• SHORT TASK
Go through the data below and copy it exactly, skipping every picture.
— Start of PROVIDED DATA —
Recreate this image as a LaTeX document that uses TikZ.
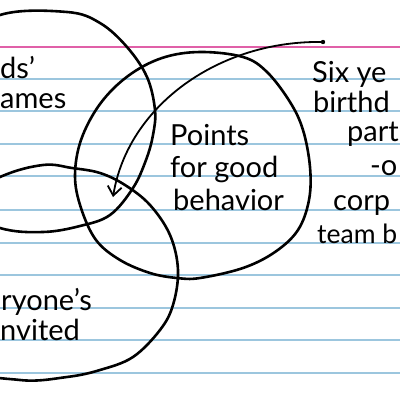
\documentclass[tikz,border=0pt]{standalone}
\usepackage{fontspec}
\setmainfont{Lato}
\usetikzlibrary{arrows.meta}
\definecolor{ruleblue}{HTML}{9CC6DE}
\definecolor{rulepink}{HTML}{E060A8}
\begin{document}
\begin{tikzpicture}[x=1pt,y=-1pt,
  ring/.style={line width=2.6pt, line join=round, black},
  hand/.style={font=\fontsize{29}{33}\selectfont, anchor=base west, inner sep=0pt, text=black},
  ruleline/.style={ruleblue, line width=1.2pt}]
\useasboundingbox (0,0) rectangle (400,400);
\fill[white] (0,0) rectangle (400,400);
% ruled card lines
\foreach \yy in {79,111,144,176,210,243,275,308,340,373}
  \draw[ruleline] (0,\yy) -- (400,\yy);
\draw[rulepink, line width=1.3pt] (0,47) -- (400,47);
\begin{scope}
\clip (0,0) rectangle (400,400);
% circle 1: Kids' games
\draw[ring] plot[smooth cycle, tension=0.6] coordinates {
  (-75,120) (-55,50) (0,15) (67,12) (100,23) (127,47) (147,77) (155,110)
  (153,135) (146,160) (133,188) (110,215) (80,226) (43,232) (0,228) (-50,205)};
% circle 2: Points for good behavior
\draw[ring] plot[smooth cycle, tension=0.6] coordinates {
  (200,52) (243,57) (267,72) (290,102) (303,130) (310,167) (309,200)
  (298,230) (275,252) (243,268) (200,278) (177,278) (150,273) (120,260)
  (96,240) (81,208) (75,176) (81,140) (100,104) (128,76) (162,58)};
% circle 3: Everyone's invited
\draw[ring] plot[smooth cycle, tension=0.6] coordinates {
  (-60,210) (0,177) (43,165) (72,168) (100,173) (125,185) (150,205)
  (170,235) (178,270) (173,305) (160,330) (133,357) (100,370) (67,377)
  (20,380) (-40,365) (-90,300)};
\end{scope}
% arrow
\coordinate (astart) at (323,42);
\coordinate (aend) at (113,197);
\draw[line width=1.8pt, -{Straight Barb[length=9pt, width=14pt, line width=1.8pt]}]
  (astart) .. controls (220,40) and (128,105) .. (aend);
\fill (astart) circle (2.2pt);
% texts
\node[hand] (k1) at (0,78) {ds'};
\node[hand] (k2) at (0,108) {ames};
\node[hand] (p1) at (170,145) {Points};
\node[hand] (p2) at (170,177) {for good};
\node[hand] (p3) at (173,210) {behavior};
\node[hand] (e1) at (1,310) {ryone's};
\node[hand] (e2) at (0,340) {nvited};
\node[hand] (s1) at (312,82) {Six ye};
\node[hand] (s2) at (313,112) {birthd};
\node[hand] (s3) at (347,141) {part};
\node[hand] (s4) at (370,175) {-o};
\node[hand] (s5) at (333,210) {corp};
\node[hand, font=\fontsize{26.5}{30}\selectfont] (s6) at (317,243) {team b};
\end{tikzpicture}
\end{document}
— End of PROVIDED DATA —
• THE REPLY
Recreate this image as a LaTeX document that uses TikZ.
\documentclass[tikz,border=0pt]{standalone}
\usepackage{fontspec}
\setmainfont{Lato}
\usetikzlibrary{arrows.meta}
\definecolor{ruleblue}{HTML}{9CC6DE}
\definecolor{rulepink}{HTML}{E060A8}
\begin{document}
\begin{tikzpicture}[x=1pt,y=-1pt,
  ring/.style={line width=2.6pt, line join=round, black},
  hand/.style={font=\fontsize{29}{33}\selectfont, anchor=base west, inner sep=0pt, text=black},
  ruleline/.style={ruleblue, line width=1.2pt}]
\useasboundingbox (0,0) rectangle (400,400);
\fill[white] (0,0) rectangle (400,400);
% ruled card lines
\foreach \yy in {79,111,144,176,210,243,275,308,340,373}
  \draw[ruleline] (0,\yy) -- (400,\yy);
\draw[rulepink, line width=1.3pt] (0,47) -- (400,47);
\begin{scope}
\clip (0,0) rectangle (400,400);
% circle 1: Kids' games
\draw[ring] plot[smooth cycle, tension=0.6] coordinates {
  (-75,120) (-55,50) (0,15) (67,12) (100,23) (127,47) (147,77) (155,110)
  (153,135) (146,160) (133,188) (110,215) (80,226) (43,232) (0,228) (-50,205)};
% circle 2: Points for good behavior
\draw[ring] plot[smooth cycle, tension=0.6] coordinates {
  (200,52) (243,57) (267,72) (290,102) (303,130) (310,167) (309,200)
  (298,230) (275,252) (243,268) (200,278) (177,278) (150,273) (120,260)
  (96,240) (81,208) (75,176) (81,140) (100,104) (128,76) (162,58)};
% circle 3: Everyone's invited
\draw[ring] plot[smooth cycle, tension=0.6] coordinates {
  (-60,210) (0,177) (43,165) (72,168) (100,173) (125,185) (150,205)
  (170,235) (178,270) (173,305) (160,330) (133,357) (100,370) (67,377)
  (20,380) (-40,365) (-90,300)};
\end{scope}
% arrow
\coordinate (astart) at (323,42);
\coordinate (aend) at (113,197);
\draw[line width=1.8pt, -{Straight Barb[length=9pt, width=14pt, line width=1.8pt]}]
  (astart) .. controls (220,40) and (128,105) .. (aend);
\fill (astart) circle (2.2pt);
% texts
\node[hand] (k1) at (0,78) {ds'};
\node[hand] (k2) at (0,108) {ames};
\node[hand] (p1) at (170,145) {Points};
\node[hand] (p2) at (170,177) {for good};
\node[hand] (p3) at (173,210) {behavior};
\node[hand] (e1) at (1,310) {ryone's};
\node[hand] (e2) at (0,340) {nvited};
\node[hand] (s1) at (312,82) {Six ye};
\node[hand] (s2) at (313,112) {birthd};
\node[hand] (s3) at (347,141) {part};
\node[hand] (s4) at (370,175) {-o};
\node[hand] (s5) at (333,210) {corp};
\node[hand, font=\fontsize{26.5}{30}\selectfont] (s6) at (317,243) {team b};
\end{tikzpicture}
\end{document}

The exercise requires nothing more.